Alfaeco, it's true that rapid economic development tends to increase inequality, and in turn instability. This is a difficult dilemma for the leaders of China. I also think visibility, or information availability, might be playing a key role in the rise of mass protests.

Anon, I'm not aware of the book and I couldn't find it on Amazon either. If you have a complete citation that would be helpful.

Anonymous said...

Are you sure that corruption is worse at the provincial level than at the grassroots level? I keep hearing about the ridiculous powers of "dirt emperors" in the countryside, many of whom enrich themselves at the benefit of the local public. I don't know how much true local "supervision" there is at the village or county level.

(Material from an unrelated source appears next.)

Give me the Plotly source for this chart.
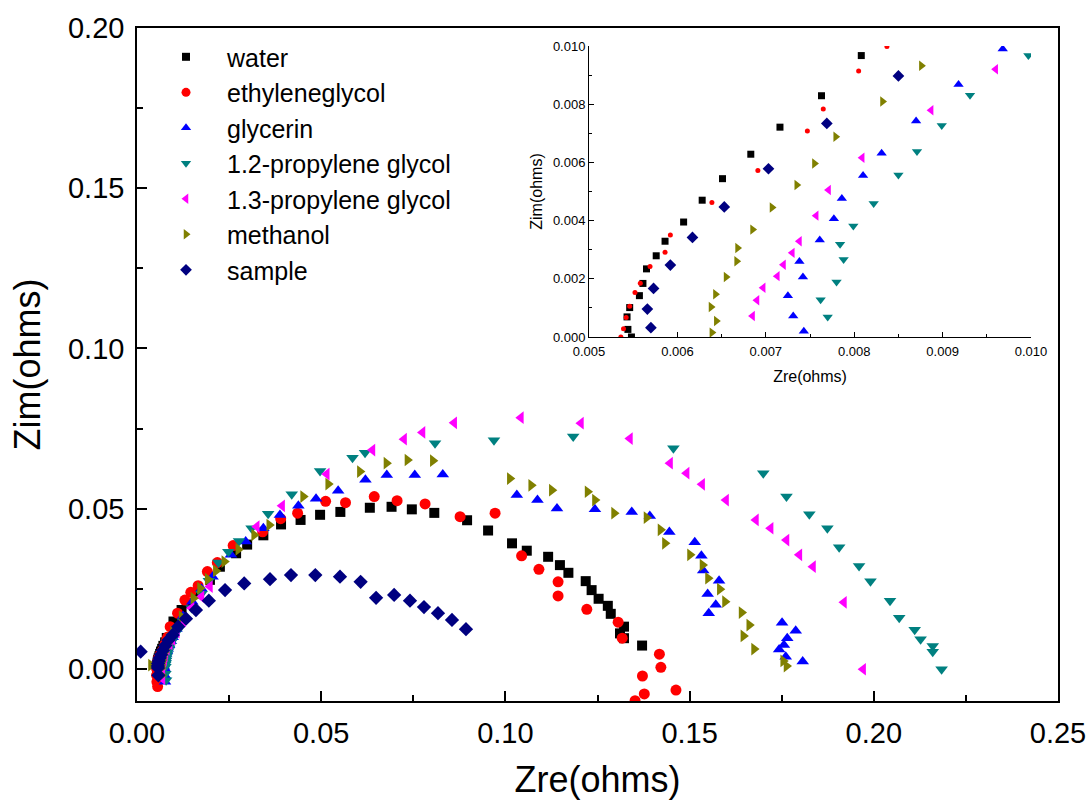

I really think there is more supervision at the provincial level.

Xujun said...

Anon, you may have a point that there's more supervision at the provincial level from above, but that level is much harder to monitor by common lao-bai-xing. I think one reason that we more often hear bad things at the grassroots level is because things are more directly observed by people. Also, when there is lasting corruption among local cadres, it is usually because they are backed up from a higher level. This is certainly true in Chongqing's organized crime that was recently exposed: the local tyrants were working under the umbrella of the city's police chief Wen Qiang. Only when Wen Qiang was arrested, was the organized crime brought under control.

The Monkey King said...

Xujun, I think the book that Anonymous was referring to is 《 墓碑:中國六十年代饑荒紀實(上、下篇)》by 楊繼繩 (天地圖書), 2008).

Xujun said...

Thanks, Monkey King. I'll look for the book to read. By the way, why is your own blog about China discontinued? Just curious.